Material provided:
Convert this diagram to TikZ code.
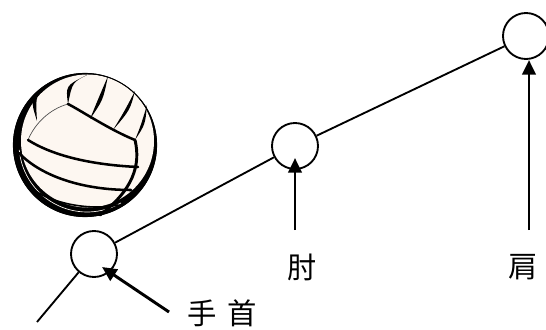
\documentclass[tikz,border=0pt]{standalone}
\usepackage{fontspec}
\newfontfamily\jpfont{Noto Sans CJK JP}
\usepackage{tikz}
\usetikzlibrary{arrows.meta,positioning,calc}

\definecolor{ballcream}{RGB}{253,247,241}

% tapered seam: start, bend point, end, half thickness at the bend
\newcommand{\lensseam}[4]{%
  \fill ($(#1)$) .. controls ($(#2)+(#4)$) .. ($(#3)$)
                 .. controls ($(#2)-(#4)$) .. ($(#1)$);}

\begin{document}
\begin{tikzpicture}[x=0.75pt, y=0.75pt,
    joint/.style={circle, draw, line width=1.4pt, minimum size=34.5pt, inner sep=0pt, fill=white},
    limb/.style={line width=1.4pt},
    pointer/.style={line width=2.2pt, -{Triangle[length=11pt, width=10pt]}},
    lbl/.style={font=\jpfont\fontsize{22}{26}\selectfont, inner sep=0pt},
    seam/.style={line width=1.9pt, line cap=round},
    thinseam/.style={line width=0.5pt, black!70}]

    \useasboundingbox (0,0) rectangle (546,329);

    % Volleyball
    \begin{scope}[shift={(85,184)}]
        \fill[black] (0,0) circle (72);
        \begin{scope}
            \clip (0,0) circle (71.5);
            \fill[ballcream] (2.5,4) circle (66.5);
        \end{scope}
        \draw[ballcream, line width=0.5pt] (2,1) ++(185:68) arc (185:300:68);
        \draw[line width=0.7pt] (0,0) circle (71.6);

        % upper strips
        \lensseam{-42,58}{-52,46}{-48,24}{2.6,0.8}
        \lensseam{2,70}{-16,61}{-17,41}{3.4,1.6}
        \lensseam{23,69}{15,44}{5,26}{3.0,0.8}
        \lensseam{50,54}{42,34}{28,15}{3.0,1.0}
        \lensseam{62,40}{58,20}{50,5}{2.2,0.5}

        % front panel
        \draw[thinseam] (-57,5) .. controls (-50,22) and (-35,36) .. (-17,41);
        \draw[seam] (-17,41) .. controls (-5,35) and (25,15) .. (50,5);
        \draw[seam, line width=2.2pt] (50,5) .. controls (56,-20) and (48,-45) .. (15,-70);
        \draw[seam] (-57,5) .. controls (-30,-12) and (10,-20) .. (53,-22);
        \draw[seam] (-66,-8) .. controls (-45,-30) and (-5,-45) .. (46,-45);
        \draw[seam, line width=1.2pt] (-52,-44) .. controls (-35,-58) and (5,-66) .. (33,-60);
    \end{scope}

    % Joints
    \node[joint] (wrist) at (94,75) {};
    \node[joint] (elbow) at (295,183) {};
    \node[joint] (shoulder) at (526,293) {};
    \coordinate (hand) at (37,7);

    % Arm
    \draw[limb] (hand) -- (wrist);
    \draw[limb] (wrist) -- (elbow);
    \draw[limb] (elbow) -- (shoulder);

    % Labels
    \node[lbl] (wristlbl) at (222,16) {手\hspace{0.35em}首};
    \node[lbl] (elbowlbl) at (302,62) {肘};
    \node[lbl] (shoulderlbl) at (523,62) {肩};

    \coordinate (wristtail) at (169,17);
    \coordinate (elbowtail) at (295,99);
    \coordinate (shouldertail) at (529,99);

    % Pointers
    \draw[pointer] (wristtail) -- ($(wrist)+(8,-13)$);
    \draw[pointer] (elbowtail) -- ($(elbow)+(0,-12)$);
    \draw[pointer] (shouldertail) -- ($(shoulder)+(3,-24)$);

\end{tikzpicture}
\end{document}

Exercise requirements: Write out the listing above exactly as it stands, pictures excluded.

Result:
Convert this diagram to TikZ code.
\documentclass[tikz,border=0pt]{standalone}
\usepackage{fontspec}
\newfontfamily\jpfont{Noto Sans CJK JP}
\usepackage{tikz}
\usetikzlibrary{arrows.meta,positioning,calc}

\definecolor{ballcream}{RGB}{253,247,241}

% tapered seam: start, bend point, end, half thickness at the bend
\newcommand{\lensseam}[4]{%
  \fill ($(#1)$) .. controls ($(#2)+(#4)$) .. ($(#3)$)
                 .. controls ($(#2)-(#4)$) .. ($(#1)$);}

\begin{document}
\begin{tikzpicture}[x=0.75pt, y=0.75pt,
    joint/.style={circle, draw, line width=1.4pt, minimum size=34.5pt, inner sep=0pt, fill=white},
    limb/.style={line width=1.4pt},
    pointer/.style={line width=2.2pt, -{Triangle[length=11pt, width=10pt]}},
    lbl/.style={font=\jpfont\fontsize{22}{26}\selectfont, inner sep=0pt},
    seam/.style={line width=1.9pt, line cap=round},
    thinseam/.style={line width=0.5pt, black!70}]

    \useasboundingbox (0,0) rectangle (546,329);

    % Volleyball
    \begin{scope}[shift={(85,184)}]
        \fill[black] (0,0) circle (72);
        \begin{scope}
            \clip (0,0) circle (71.5);
            \fill[ballcream] (2.5,4) circle (66.5);
        \end{scope}
        \draw[ballcream, line width=0.5pt] (2,1) ++(185:68) arc (185:300:68);
        \draw[line width=0.7pt] (0,0) circle (71.6);

        % upper strips
        \lensseam{-42,58}{-52,46}{-48,24}{2.6,0.8}
        \lensseam{2,70}{-16,61}{-17,41}{3.4,1.6}
        \lensseam{23,69}{15,44}{5,26}{3.0,0.8}
        \lensseam{50,54}{42,34}{28,15}{3.0,1.0}
        \lensseam{62,40}{58,20}{50,5}{2.2,0.5}

        % front panel
        \draw[thinseam] (-57,5) .. controls (-50,22) and (-35,36) .. (-17,41);
        \draw[seam] (-17,41) .. controls (-5,35) and (25,15) .. (50,5);
        \draw[seam, line width=2.2pt] (50,5) .. controls (56,-20) and (48,-45) .. (15,-70);
        \draw[seam] (-57,5) .. controls (-30,-12) and (10,-20) .. (53,-22);
        \draw[seam] (-66,-8) .. controls (-45,-30) and (-5,-45) .. (46,-45);
        \draw[seam, line width=1.2pt] (-52,-44) .. controls (-35,-58) and (5,-66) .. (33,-60);
    \end{scope}

    % Joints
    \node[joint] (wrist) at (94,75) {};
    \node[joint] (elbow) at (295,183) {};
    \node[joint] (shoulder) at (526,293) {};
    \coordinate (hand) at (37,7);

    % Arm
    \draw[limb] (hand) -- (wrist);
    \draw[limb] (wrist) -- (elbow);
    \draw[limb] (elbow) -- (shoulder);

    % Labels
    \node[lbl] (wristlbl) at (222,16) {手\hspace{0.35em}首};
    \node[lbl] (elbowlbl) at (302,62) {肘};
    \node[lbl] (shoulderlbl) at (523,62) {肩};

    \coordinate (wristtail) at (169,17);
    \coordinate (elbowtail) at (295,99);
    \coordinate (shouldertail) at (529,99);

    % Pointers
    \draw[pointer] (wristtail) -- ($(wrist)+(8,-13)$);
    \draw[pointer] (elbowtail) -- ($(elbow)+(0,-12)$);
    \draw[pointer] (shouldertail) -- ($(shoulder)+(3,-24)$);

\end{tikzpicture}
\end{document}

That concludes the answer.